HOUSTON - The Beer Can House

Our first true destination... The Beer Can House. Here is a little background on this cool place!
In 1968, John Milkovisch was just another retired employee of Southern Pacific railroad. He lived in an undistinguished house in an undistinguished suburban neighborhood of Houston. Then John got antsy. He began decorating his patio with pieces of brass, marbles, rocks and buttons. Then he tore up the lawn and replaced it with similar glittery debris. The house itself was next. John took beer cans and flattened them into aluminum siding

Beer cans quickly became John's exclusive medium -- a convenient one, since John drank a lot of beer. He worked on the house for the next 18 years, incorporating a six-pack a day into its adornment -- roughly 39,000 cans.
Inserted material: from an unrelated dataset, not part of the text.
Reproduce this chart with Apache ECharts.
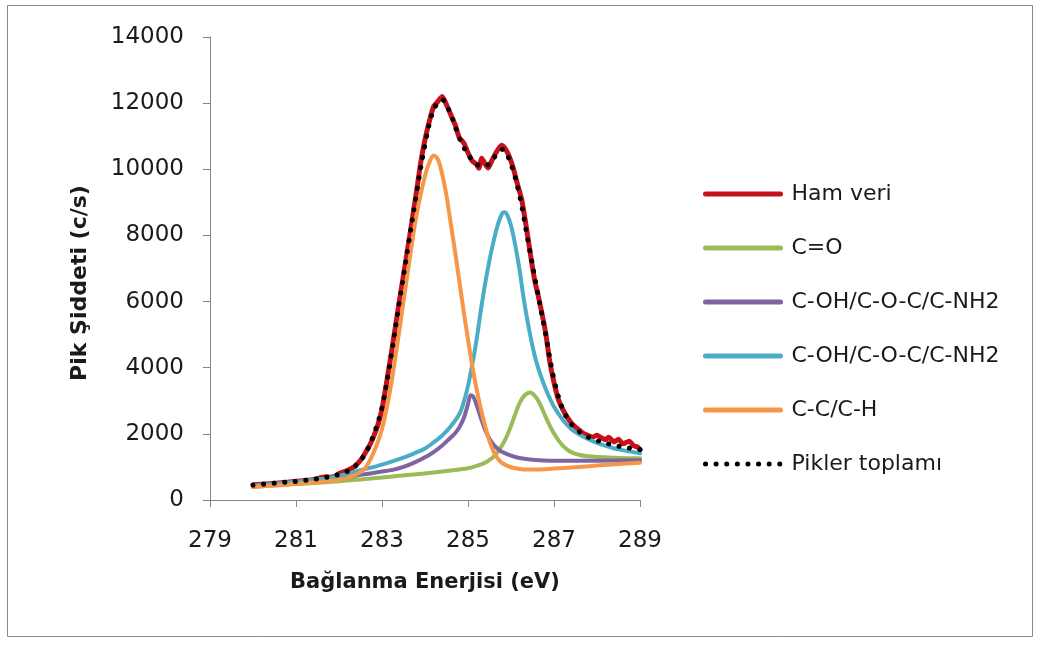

He linked pull-tabs into long streamers to make curtains that chimed when the wind blew. "This curtain idea is just one of those dreams in the back of my noodle," he explained at the time.
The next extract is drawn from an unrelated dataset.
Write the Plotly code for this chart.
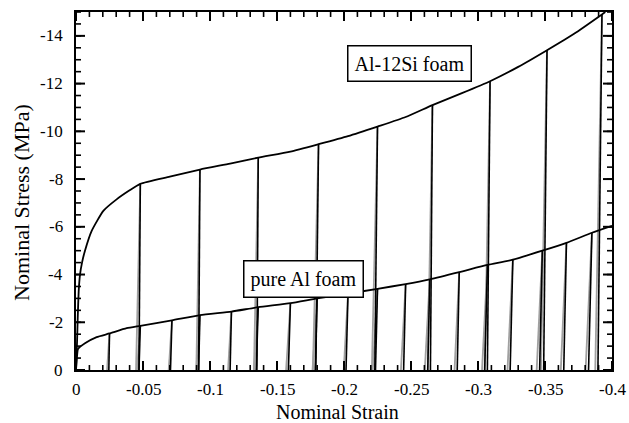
import plotly.graph_objects as go

# ---------------- data (strain, stress as plotted: negative = compression) ----
# Al-12Si foam envelope
alsi_strain = [0, 0.0008, 0.0013, 0.002, 0.003, 0.0045, 0.0067, 0.0117, 0.0204, 0.0303,
               0.0403, 0.048, 0.07, 0.0925, 0.115, 0.136, 0.16, 0.181, 0.203, 0.225,
               0.246, 0.266, 0.288, 0.309, 0.33, 0.3515, 0.372, 0.3925, 0.395]
alsi_stress = [0, 1.2, 2.2, 3.3, 4.0, 4.5, 5.0, 5.83, 6.67, 7.15,
               7.54, 7.8, 8.1, 8.4, 8.65, 8.9, 9.15, 9.46, 9.8, 10.2,
               10.6, 11.1, 11.6, 12.1, 12.7, 13.4, 14.1, 14.9, 15.0]
# Al-12Si unload/reload cycles
alsi_cyc_strain = [0.048, 0.0925, 0.136, 0.181, 0.225, 0.266, 0.309, 0.3515, 0.3925]
alsi_cyc_stress = [7.8, 8.4, 8.9, 9.46, 10.2, 11.1, 12.1, 13.4, 14.9]
alsi_cyc_resid = [0.047, 0.0915, 0.135, 0.179, 0.223, 0.2645, 0.307, 0.349, 0.3895]
alsi_cyc_reload = [0.0448, 0.0898, 0.1328, 0.1768, 0.2208, 0.2625, 0.305, 0.347, 0.3875]

# pure Al foam envelope
al_strain = [0, 0.0008, 0.0015, 0.0067, 0.0154, 0.025, 0.0378, 0.048, 0.0716, 0.0925,
             0.116, 0.136, 0.16, 0.18, 0.203, 0.225, 0.246, 0.264, 0.286, 0.307,
             0.326, 0.348, 0.366, 0.385, 0.4]
al_stress = [0, 0.6, 0.88, 1.12, 1.38, 1.53, 1.75, 1.85, 2.08, 2.3,
             2.45, 2.63, 2.8, 3.0, 3.2, 3.4, 3.6, 3.8, 4.1, 4.4,
             4.62, 5.0, 5.33, 5.75, 6.04]
# pure Al unload/reload cycles
al_cyc_strain = [0.025, 0.048, 0.0716, 0.0925, 0.116, 0.136, 0.16, 0.18, 0.203, 0.225,
                 0.246, 0.264, 0.286, 0.307, 0.326, 0.348, 0.366, 0.385]
al_cyc_stress = [1.53, 1.85, 2.08, 2.3, 2.45, 2.63, 2.8, 3.0, 3.2, 3.4,
                 3.6, 3.8, 4.1, 4.4, 4.62, 5.0, 5.33, 5.75]
al_cyc_resid = [0.0245, 0.047, 0.0705, 0.0915, 0.115, 0.1345, 0.1585, 0.1785, 0.2015, 0.2235,
                0.2445, 0.2625, 0.2845, 0.305, 0.324, 0.346, 0.364, 0.3825]
al_cyc_reload = [0.0232, 0.0455, 0.0692, 0.0898, 0.1135, 0.1328, 0.1568, 0.1765, 0.1998, 0.2215,
                 0.2425, 0.2603, 0.2825, 0.303, 0.322, 0.3438, 0.3618, 0.3803]

x_tickvals = [0, -0.05, -0.1, -0.15, -0.2, -0.25, -0.3, -0.35, -0.4]
x_ticktext = ["0", "-0.05", "-0.1", "-0.15", "-0.2", "-0.25", "-0.3", "-0.35", "-0.4"]
y_tickvals = [0, -2, -4, -6, -8, -10, -12, -14]
y_ticktext = ["0", "-2", "-4", "-6", "-8", "-10", "-12", "-14"]
x_range = [0, -0.4]
y_range = [0, -15]
x_minor_step = 0.01
y_minor_step = 0.5

labels = ["Al-12Si foam", "pure Al foam"]
label_pos_strain = [0.249, 0.1694]
label_pos_stress = [12.83, 3.83]

x_title = "Nominal Strain"
y_title = "Nominal Stress (MPa)"

FONT = "Liberation Serif"
PLOT_W, PLOT_H = 536, 360  # plot area in px (for tick lengths)


def neg(v):
    return [-a for a in v]


def segments(x0, y0, x1, y1):
    xs, ys = [], []
    for a, b, c, d in zip(x0, y0, x1, y1):
        xs += [-a, -c, None]
        ys += [-b, -d, None]
    return xs, ys


fig = go.Figure()

# reload paths (gray)
for peak_e, peak_s, rel in [(alsi_cyc_strain, alsi_cyc_stress, alsi_cyc_reload),
                            (al_cyc_strain, al_cyc_stress, al_cyc_reload)]:
    xs, ys = segments(rel, [0] * len(rel), peak_e, peak_s)
    fig.add_trace(go.Scatter(x=xs, y=ys, mode="lines",
                             line=dict(color="#a0a0a0", width=1.8),
                             hoverinfo="skip", showlegend=False))

# unload paths (black)
for peak_e, peak_s, res in [(alsi_cyc_strain, alsi_cyc_stress, alsi_cyc_resid),
                            (al_cyc_strain, al_cyc_stress, al_cyc_resid)]:
    xs, ys = segments(peak_e, peak_s, res, [0] * len(res))
    fig.add_trace(go.Scatter(x=xs, y=ys, mode="lines",
                             line=dict(color="black", width=1.6),
                             hoverinfo="skip", showlegend=False))

# envelopes
fig.add_trace(go.Scatter(x=neg(alsi_strain), y=neg(alsi_stress), mode="lines",
                         line=dict(color="black", width=1.8, shape="spline", smoothing=0.5),
                         name=labels[0], showlegend=False))
fig.add_trace(go.Scatter(x=neg(al_strain), y=neg(al_stress), mode="lines",
                         line=dict(color="black", width=1.8, shape="spline", smoothing=0.5),
                         name=labels[1], showlegend=False))

# ---- inside tick marks on all four sides (drawn as traces) ----
xspan = x_range[1] - x_range[0]
yspan = y_range[1] - y_range[0]
n_xminor = int(round(abs(xspan) / x_minor_step))
n_yminor = int(round(abs(yspan) / y_minor_step))
x_minor = [x_range[0] + i * x_minor_step * (1 if xspan > 0 else -1) for i in range(n_xminor + 1)]
y_minor = [y_range[0] + i * y_minor_step * (1 if yspan > 0 else -1) for i in range(n_yminor + 1)]


def tick_trace(xvals, yvals, length_px, width):
    dy = yspan * length_px / PLOT_H
    dx = xspan * length_px / PLOT_W
    xs, ys = [], []
    for v in xvals:
        xs += [v, v, None, v, v, None]
        ys += [y_range[0], y_range[0] + dy, None, y_range[1], y_range[1] - dy, None]
    for v in yvals:
        xs += [x_range[0], x_range[0] + dx, None, x_range[1], x_range[1] - dx, None]
        ys += [v, v, None, v, v, None]
    return go.Scatter(x=xs, y=ys, mode="lines", line=dict(color="black", width=width),
                      hoverinfo="skip", showlegend=False, cliponaxis=False)


fig.add_trace(tick_trace(x_minor, y_minor, 5, 1.6))
fig.add_trace(tick_trace(x_tickvals, y_tickvals, 9, 2))

for txt, ex, sy in zip(labels, label_pos_strain, label_pos_stress):
    fig.add_annotation(x=-ex, y=-sy, xref="x", yref="y", text=txt, showarrow=False,
                       font=dict(family=FONT, size=20, color="black"),
                       bgcolor="white", bordercolor="black", borderwidth=1.5, borderpad=6)

# tick labels with ASCII hyphen-minus, placed through the axis scales
tick_font = dict(family=FONT, size=17, color="black")
for v, t in zip(x_tickvals, x_ticktext):
    fig.add_annotation(x=v, y=-0.0556, xref="x", yref="paper", text=t, showarrow=False,
                       xanchor="center", yanchor="middle", font=tick_font)
for v, t in zip(y_tickvals, y_ticktext):
    fig.add_annotation(x=-0.0205, y=v, xref="paper", yref="y", text=t, showarrow=False,
                       xanchor="right", yanchor="middle", font=tick_font)

fig.add_annotation(x=-0.1007, y=0.4667, xref="paper", yref="paper", text=y_title,
                   textangle=-90, showarrow=False, xanchor="center", yanchor="middle",
                   font=dict(family=FONT, size=22, color="black"))
fig.add_annotation(x=0.487, y=-0.1167, xref="paper", yref="paper", text=x_title,
                   showarrow=False, xanchor="center", yanchor="middle",
                   font=dict(family=FONT, size=20, color="black"))

frame_axis = dict(showline=True, linecolor="black", linewidth=2, mirror=True,
                  ticks="", showticklabels=False, showgrid=False, zeroline=False)

fig.update_layout(
    width=629, height=423, margin=dict(l=76, r=17, t=10, b=53),
    paper_bgcolor="white", plot_bgcolor="white",
    xaxis=dict(range=x_range, **frame_axis),
    yaxis=dict(range=y_range, **frame_axis),
)

fig.write_html("out.html")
"John thought beer cured everything," explained Mary, his wife, after John had died.John passed away several years ago but his Beer Can House is still intact. Mary is still here, too, and welcomes visitors. The cans are a record of John's imbibing preferences -- Coors cylinders are sculpted into whirligigs, while long rows of Texas Pride and various Lite beers make up the walls. Pull tabs tinkle
lightly in the breeze, but the only belches you'll hear are your own.In March of 2005, The Orange Show Foundation landed a $125,000 Houston Endowment grant to repair and restore the Beer Can home of John Milkovisch. - http://www.roadsideamerica.com/attract/TXHOUbeer.html

Ok... so we went and had a lot of fun! It was interesting just finding it... but we were so excited just to go to our first desitnation! We may have to go back and see it after it has been restored... Kara did look in the mailbox... and YES!... there was mail in there. Yeah... I was not that brave... I stayed back and took pictures... yes... that was my job!